[racket-dev] [DrDr] R25887 (timeout 1) (unclean 1) (stderr 1) (changes 64)

From: Sam Tobin-Hochstadt (samth at ccs.neu.edu)
Date: Wed Dec 12 13:51:14 EST 2012

On Wed, Dec 12, 2012 at 1:44 PM, Jay McCarthy <jay at cs.byu.edu> wrote:
> On Tue, Dec 11, 2012 at 1:01 PM, Sam Tobin-Hochstadt <samth at ccs.neu.edu> wrote:
>> The Typed Racket optimizer tests continue to fail on an intermittent
>> basis in DrDr, as shown below.  I'd really like to fix this,
>> especially since we're doing very well for zero failures on DrDr, but
>> I don't know what's going wrong.
>>
>> The error is:
>>
>> force: promise's thread terminated without result or exception
>>   promise: #<promise:!running!...et/optimizer/run.rkt:47:28>
>>   context...:
>>    /opt/plt/builds/<current-rev>/trunk/collects/racket/promise.rkt:98:2
>>    /opt/plt/builds/<current-rev>/trunk/collects/tests/typed-racket/optimizer/run.rkt:50:3:
>> for-loop
>>    /opt/plt/builds/<current-rev>/trunk/collects/tests/typed-racket/optimizer/run.rkt:44:0:
>> mk-suite
>>
>> which I think indicates that a thread is being killed somewhere, but I
>> don't know why that would be happening, and I haven't seen this
>> happening on other machines.
>>
>> Are there any techniques recommending for finding what's killing this
>> thread?  Does DrDr do anything special that would affect this?  The
>> relevant code is here:
>> https://github.com/plt/racket/blob/master/collects/tests/typed-racket/optimizer/run.rkt#L44-53
>
> There are two cases were DrDr kills stuff.

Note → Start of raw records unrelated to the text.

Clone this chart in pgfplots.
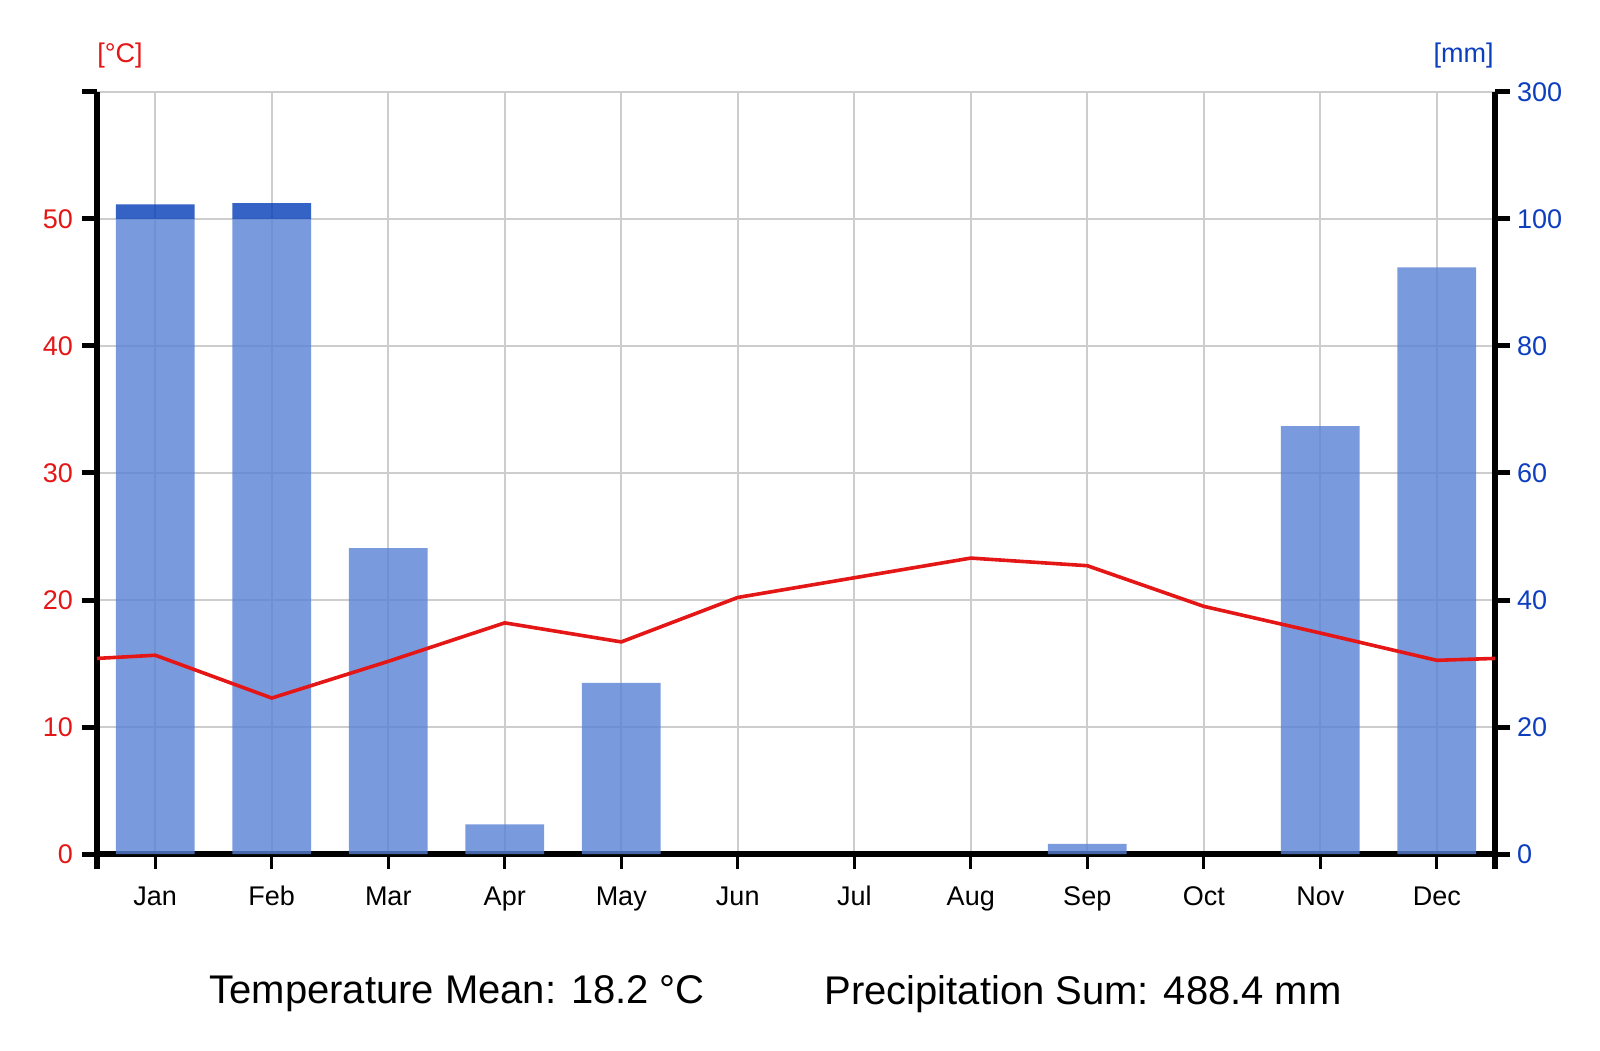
\documentclass[border=0pt]{standalone}
\usepackage{fontspec}
\setmainfont{Liberation Sans}
\usepackage{pgfplots}
\pgfplotsset{compat=1.18}
\definecolor{tred}{RGB}{228,22,22}
\definecolor{pblue}{RGB}{12,62,190}
\definecolor{barlight}{RGB}{89,129,214}
\definecolor{bardark}{RGB}{1,60,183}
\definecolor{gridgray}{RGB}{205,205,205}
\begin{document}
\begin{tikzpicture}
\pgfplotsset{
  common/.style={
    at={(48.5pt,98pt)}, anchor=south west, scale only axis,
    width=699pt, height=381pt,
    xmin=-0.5, xmax=11.5, ymin=0, ymax=60,
    /pgf/number format/assume math mode=true,
    tick label style={font=\fontsize{13.5}{16}\selectfont},
    ytick={0,10,...,60},
    tick align=outside,
    major tick length=7.5pt,
    clip=false,
    axis line style={line width=2.8pt, -},
    ytick style={line width=2.5pt, black},
  }
}
\begin{axis}[common,
  axis x line*=bottom, axis y line*=left,
  xtick={0,...,11},
  xticklabels={Jan,Feb,Mar,Apr,May,Jun,Jul,Aug,Sep,Oct,Nov,Dec},
  xticklabel style={text height=9.7pt, text depth=3pt, yshift=-5pt},
  xtick style={line width=1.5pt, black},
  extra x ticks={-0.5,11.5}, extra x tick labels={},
  extra x tick style={grid=none, xtick style={line width=2.8pt, black}},
  yticklabels={0,10,20,30,40,50,{}},
  yticklabel style={text=tred, xshift=-1pt},
  grid=major,
  major grid style={gridgray, line width=1.1pt},
  ybar stacked, bar width=0.675,
]
\addplot[fill=barlight, fill opacity=0.8, draw=none] coordinates {
(0,50) (1,50) (2,24.08) (3,2.33) (4,13.48) (5,0) (6,0) (7,0) (8,0.8) (9,0) (10,33.7) (11,46.2)};
\addplot[fill=bardark, fill opacity=0.8, draw=none] coordinates {
(0,1.15) (1,1.25) (2,0) (3,0) (4,0) (5,0) (6,0) (7,0) (8,0) (9,0) (10,0) (11,0)};
\end{axis}
\begin{axis}[common,
  axis x line=none, axis y line*=right,
  xtick=\empty,
  yticklabels={0,20,40,60,80,100,300},
  yticklabel style={text=pblue},
]
\addplot[tred, line width=1.8pt, mark=none] coordinates {
(-0.5,15.4) (0,15.65) (1,12.28) (2,15.17) (3,18.2) (4,16.7) (5,20.2) (6,21.75) (7,23.3) (8,22.7) (9,19.5) (10,17.4) (11,15.25) (11.5,15.4)};
\end{axis}
\node[anchor=west, inner sep=0, text=tred, font=\fontsize{13.5}{16}\selectfont] at (48.5pt,497pt) {[°C]};
\node[anchor=east, inner sep=0, text=pblue, font=\fontsize{13.5}{16}\selectfont] at (747pt,497pt) {[mm]};
\node[anchor=west, inner sep=0, font=\fontsize{20}{24}\selectfont] at (104.5pt,28pt) {Temperature Mean: 18.2 °C};
\node[anchor=west, inner sep=0, font=\fontsize{20}{24}\selectfont] at (412pt,28pt) {Precipitation Sum: 488.4 mm};
\pgfresetboundingbox
\path[use as bounding box] (0,0) rectangle (800pt,525pt);
\end{tikzpicture}
\end{document}
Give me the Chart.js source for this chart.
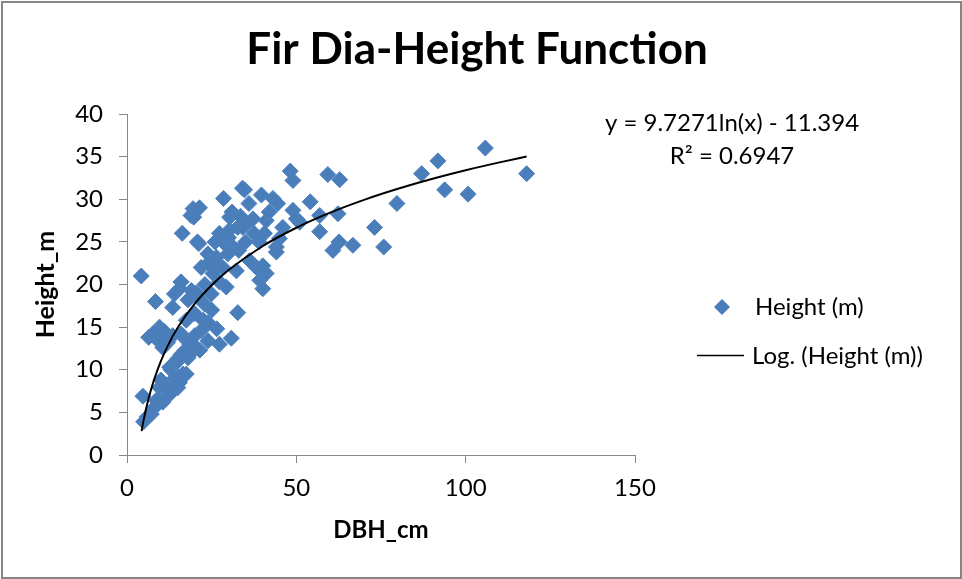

Case 1 is when there's a
> timeout, but you aren't close to that. Case 2 is when DrDr itself
> crashes and needs to get a clean slate of system resources. I think
> this is unlikely to be the problem, because the DrDr instance that
> crashed would be the one listening to the test's output not the one
> that did the killing. But I can look into it.

Given that this happens quite regularly (maybe 1 in 5 runs) I'd be
surprised if DrDr itself crashed that often.  Is that likely?

Sam

Posted on the dev mailing list.